Nachdem Ende der 1970er Jahre die etablierten Parteien weder die politischen Impulse der Ökologie-Bewegung noch die Wünsche der Bürger nach Partizipation in ihr Programm aufnahmen, entwickelten sich innerhalb der Neuen sozialen Bewegungen Diskussionen um die Gründung einer eigenständigen parteipolitischen Organisation.
Nach der Herausbildung grüner und alternativer Listen wurden schließlich am 13.01.1980 „DIE GRÜNEN“ als Partei gegründet.70 Von nun an sollte ein Erfolgskurs der Partei folgen, der auch durch Gegensätze zwischen den unterschiedlichen parteiinternen Lagern – der Fundamentalopposition („Fundis“) und den Realpolitikern („Realos“) – nicht gebremst werden konnte. Neben der Umweltpolitik wurde das Thema Frieden zu einem zweiten Standbein der Partei. Der dauerhafte Erfolg wurde spätestens im Jahr 1983 deutlich, als die GRÜNEN nach der Bundestagswahl am 06.03.1983 erstmals in den Deutschen Bundestag einzogen.
Der Protestcharakter der grünen Partei sollte bei den Volkszählungsprotesten 1983 und 1987 eine große Rolle spielen. Die Debatte um die Volkszählung 1983 fiel in das erste Jahr der GRÜNEN im Bundestag. Die Partei wusste diese „Chance“ zu nutzen, engagierte sich stark gegen die Durchführung der Totalerhebung und rief die Bevölkerung zum Protest auf, wodurch sie die Stimmen vieler Bürger, die ebenfalls Kritik an der Zählung übten, für sich gewinnen konnte.

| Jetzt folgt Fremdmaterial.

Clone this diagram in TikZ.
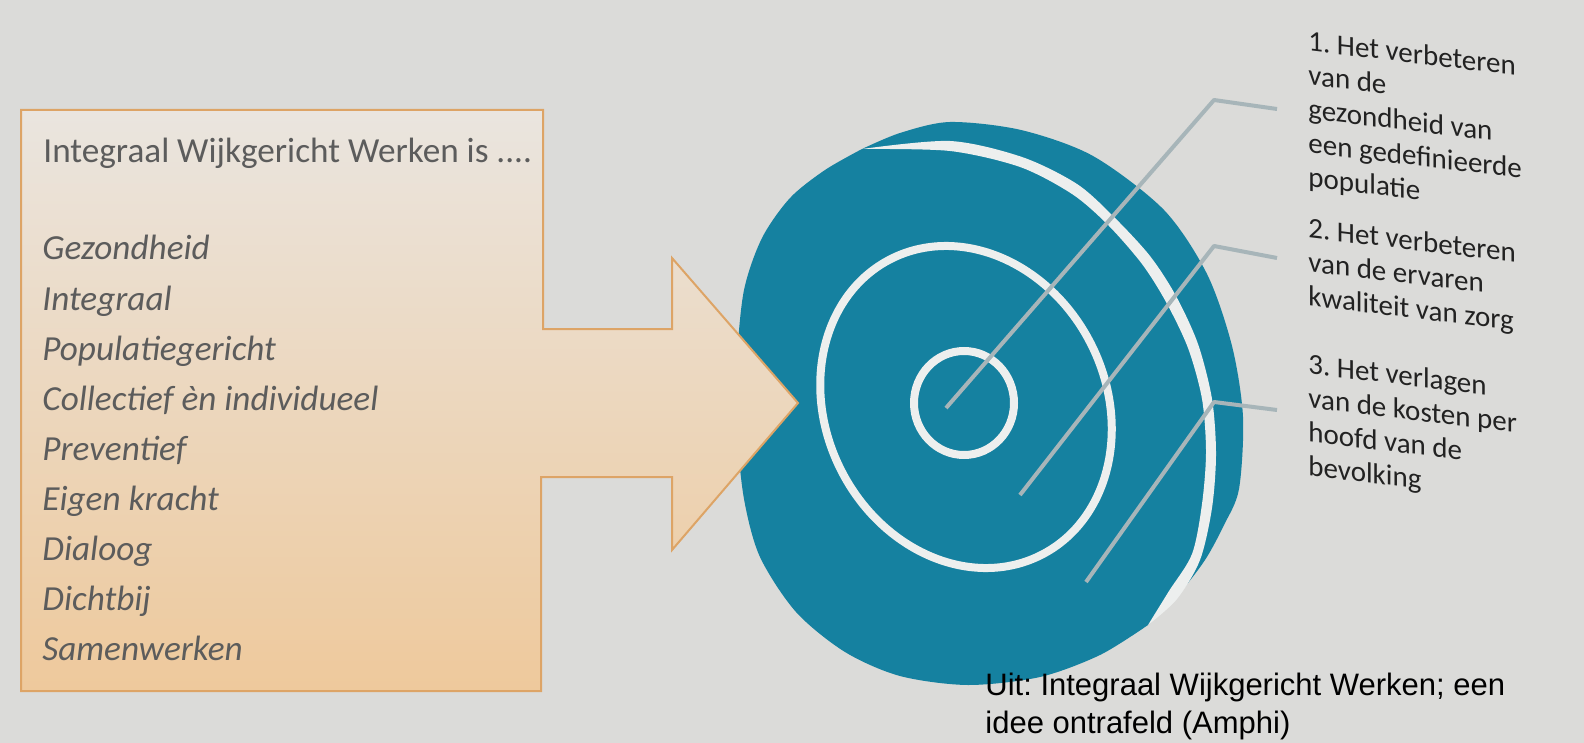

Folglich stellte die Volkszählung mit ihren Protesten eine wichtige Identitätskonstruktion für die GRÜNEN dar.
Das Protestmilieu der späten 1970er bzw. frühen 1980er Jahre war eine wichtige Voraussetzung für die Entstehung der Volkszählungsproteste – nur mit einem „etablierten“ Protestmilieu „im Rücken“ konnten diese erfolgreich vorangetrieben werden. Im Rahmen der Neuen sozialen Bewegungen hatten sich sowohl Akteure als auch Protestschwerpunkte herauskristallisiert, die sich gegen Entwicklungen richteten, welche den Menschen in seiner Persönlichkeit und Freiheit beschnitten und negative Konsequenzen für die Bevölkerung haben konnten. Auch die möglichen Folgen der Volkszählung wurden in diese Kategorie der Gefährdung eingeordnet, weshalb die GRÜNEN und Anhänger der Neuen sozialen Bewegungen gegen die Volkszählung protestierten.